I’ve read poetry collections framed by history or autobiography—Pamela Alexander’s A Commonwealth of Wings: An Ornithological Biography (Audubon), Melinda Mueller’s What the Ice Gets: Shackleton’s Antarctic Expedition, 1914-1916, and Ruth Padel’s Darwin: A Life in Poems. I don’t know if those authors began with a well-defined plan, but the unifying theme is evident to the reader. It’s important to me as a reader that a project book author considers a subject from many different angles (like examining light through a prism), surprises me, and moves beyond the subject or constraint so that the sum is greater than the parts.

I think of poetry collections in terms of music. Each poem in a book has to hit a different note or tone. If the frame of the project book is too narrow, the book may never develop an arc, may feel constrained, or too many poems may hit the same note. One of the challenges is to keep the pace up and the reader engaged. In Nomenclature, the ordering of the poems helped with the pacing—varying voices, topics, forms (prose to lyric).

Have you abandoned other project attempts? How did you know it was time to let go? What happens to project poems that never amass a full-length book?

This was my first book-length project. There were times when I questioned whether the poems would work together, and I published single poems outside the framework of the book. Letting the manuscript sit for a long time was the only way for me to know what needed to stay or go. In the beginning, it’s possible that I could have written five grief poems and felt no more need to focus on the topic. In that case, I would have moved on. (Poems come how they come, and I don’t know how much conscious control one can have.)

After completing a project, how did you transition into writing something new? What are you working on now? Another project?

After Nomenclature was finished, I threw myself into research for about a year. I took a variety of science classes and did environmental volunteer work, and the next project will emerge from that well of information and experience. It’s too early to tell what will happen with a new manuscript. I have multiple topics that I’m pursuing, and I can’t predict if they will merge into a collection or if they will become separate books or projects. With the first book, I had to write past the ending to realize that I had a complete collection.
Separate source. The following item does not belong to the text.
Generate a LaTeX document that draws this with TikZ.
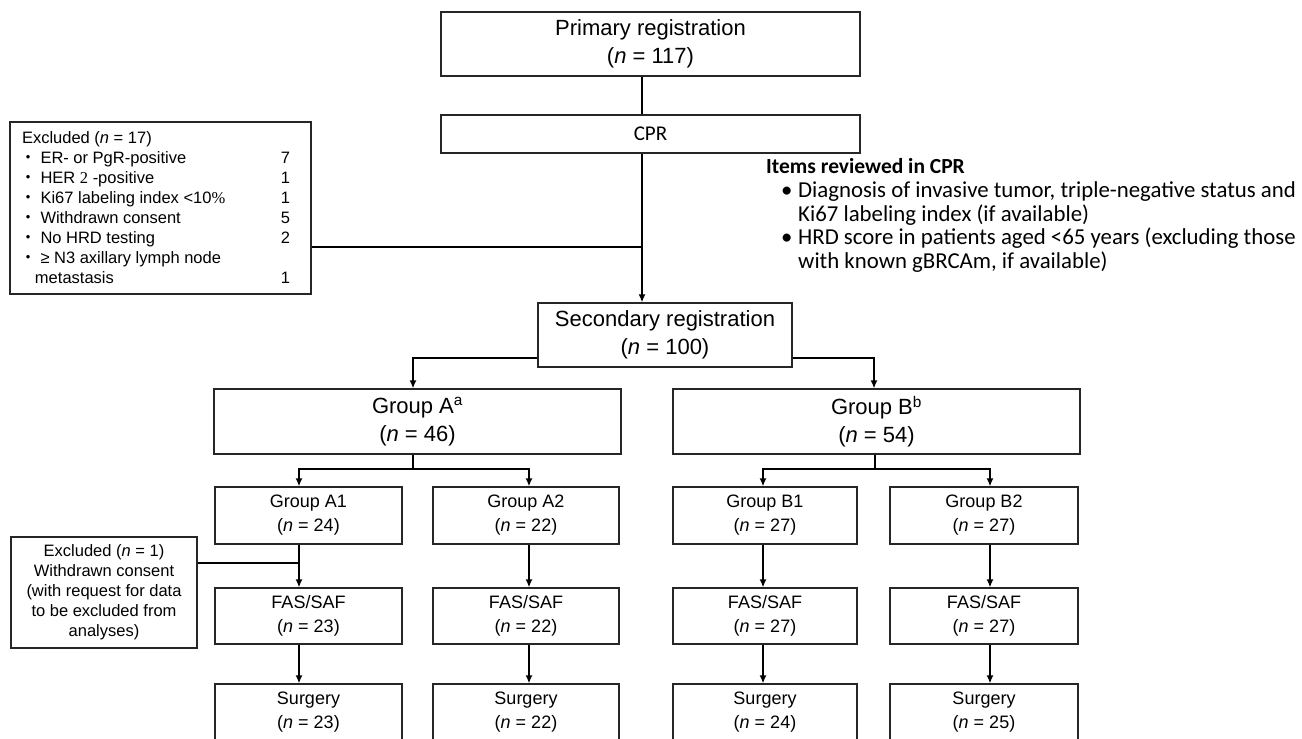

What advice can you offer other writers, particularly emerging writers or poetry students who may be using the project book as a guiding principle for their own work?

When defining the scope of the book, it’s critical to leave some breathing space so that the project can evolve.

It’s normal to get stuck. The process of writing Nomenclature—the poems pushing against the boundaries I had set—was confusing, and at times I doubted the direction, but the varied topics and voices and multiple narrative threads gave the book resonance and strength.